Pengembangan karakter dan situasi dalam film seperti ini jelas menjadi sangat penting. Sutradara Gavin Hood dengan sabar dan rapi melakukan ini dalam dua pertiga awal film. Praktis, setiap dialog yang terucap menjadi penting sebagai karakteristis setiap karakter, yang akan berpengaruh pada setiap motivasi dan keputusan yang mereka lakukan di Third Act nanti. Mulai dari pilot drone yang masih hijau, hingga jenderal yang menempatkan keluarga sebagai prioritas utama dalam hidup. Karakter jenderal yang diperankan dengan brilian oleh mendiang Alan Rickman, yang menjadi film live-action terakhir beliau. 


Ketika penonton telah memahami latar belakang setiap karakter dengan baik, kini saatnya memasukkan mereka semua dalam situasi yang sulit dan lihat bagaimana reaksi mereka semua. Dengan brilian, Second Act dibangun hanya lewat layar monitor hasil pantauan drone hingga micro-drone berupa burung atau kumbang robot yang dilengkapi dengan HD Camera yang canggih. Cara ini benar-benar manjur untuk menempatkan penonton seakan di dalam ruangan komando bersama Kolonel Powell, dan merasakan tensi yang meningkat dalam ruangan tersebut. Di tahap ini, bonusnya adalah penonton jadi paham peran setiap posisi dalam perang modern; konfirmasi facial recognition, hingga agen lapangan - yang diperankan dengan sempurna oleh Barkhad Abdi!

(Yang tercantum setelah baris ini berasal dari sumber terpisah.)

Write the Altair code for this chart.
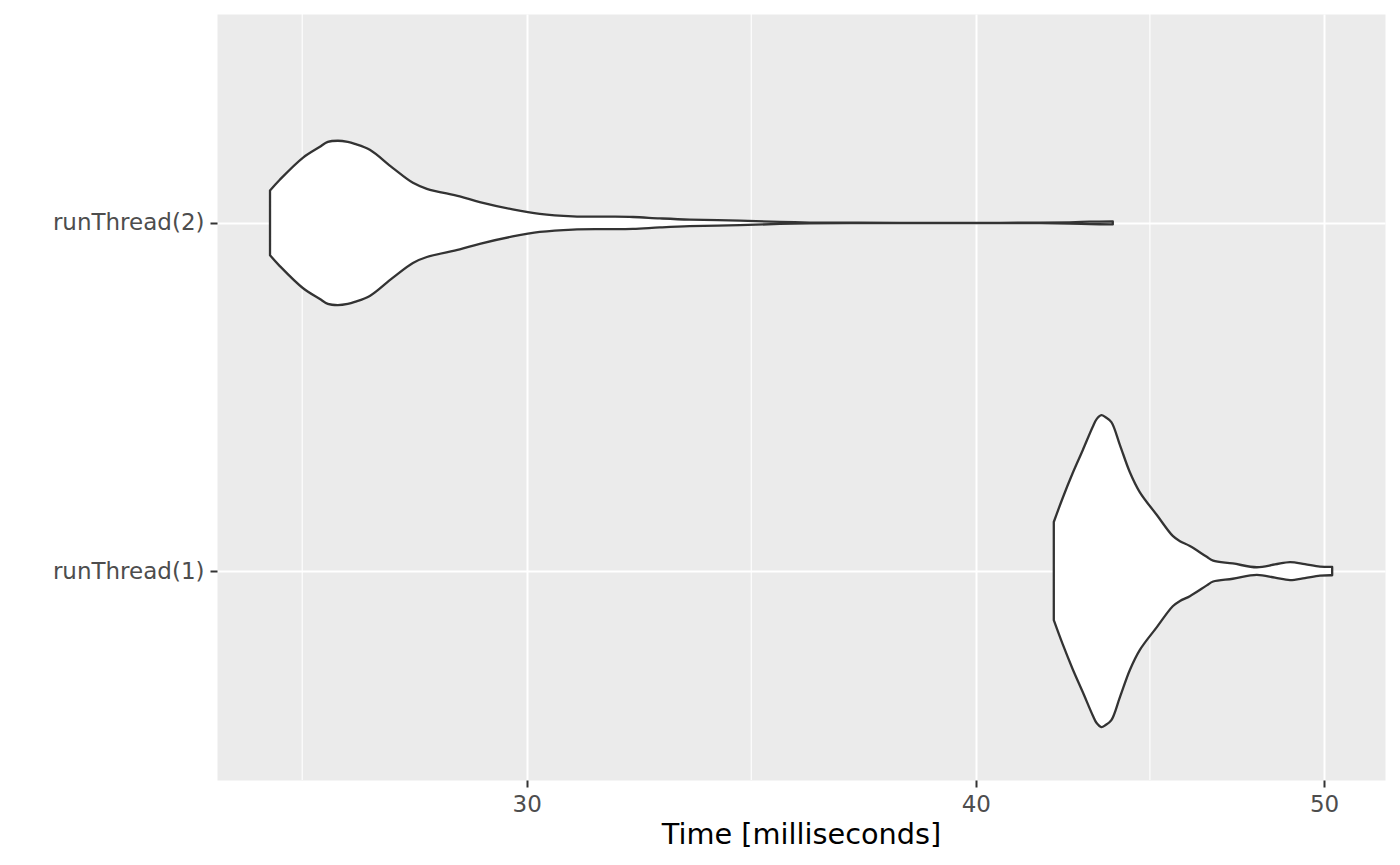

Pemahaman karakter sudah di tangan, pemahaman situasi juga sudah di atas ekspektasi mengingat eskalasi tensi yang terjadi berdasarkan perkembangan yang berada di lapangan. Emosi dan perhatian penonton jelas sudah terikat dalam kait yang diumpankan oleh pembuat film. Tiba saatnya melakukan eksekusi, di sini yang akan membuat penonton terbelah menjadi dua bagian yang ekstrim. Dilema moral yang ekstrim pun muncul dengan pertimbangan politik, moral, dan personal yang campur aduk menjadi satu. 


Film ini jelas menyajikan dilema moral yang paling sulit diantara berbagai film dengan konten dilema moral, dan gue pun jatuh dalam salah satu kelompok. Situasi dan karakter yang luas di awal dan tengah film tersebut mengerucut dalam satu karakter yang sangat representatif dengan dilema moral tersebut. Diperankan dengan nyaris sempurna oleh Aaron Paul (yang selalu memerankan karakter dilematis, meski kali ini tidak dalam efek obat-obatan terlarang) yang menggambarkan sulitnya menjadi seorang algojo yang hanya menerima perintah dari pihak otoritas. Meski dengan pertimbangan logis dari berbagai sudut, sisi moralitas memang menjadi satu-satunya tembok terakhir sebelum tombol tersebut ditekan. Sebuah anggukan yang tegas terhadap eksperimen Stanley Milgram, bahwa "orang biasa" dapat menjadi agen destruktif hanya karena kepatuhan pada pihak otoritas. 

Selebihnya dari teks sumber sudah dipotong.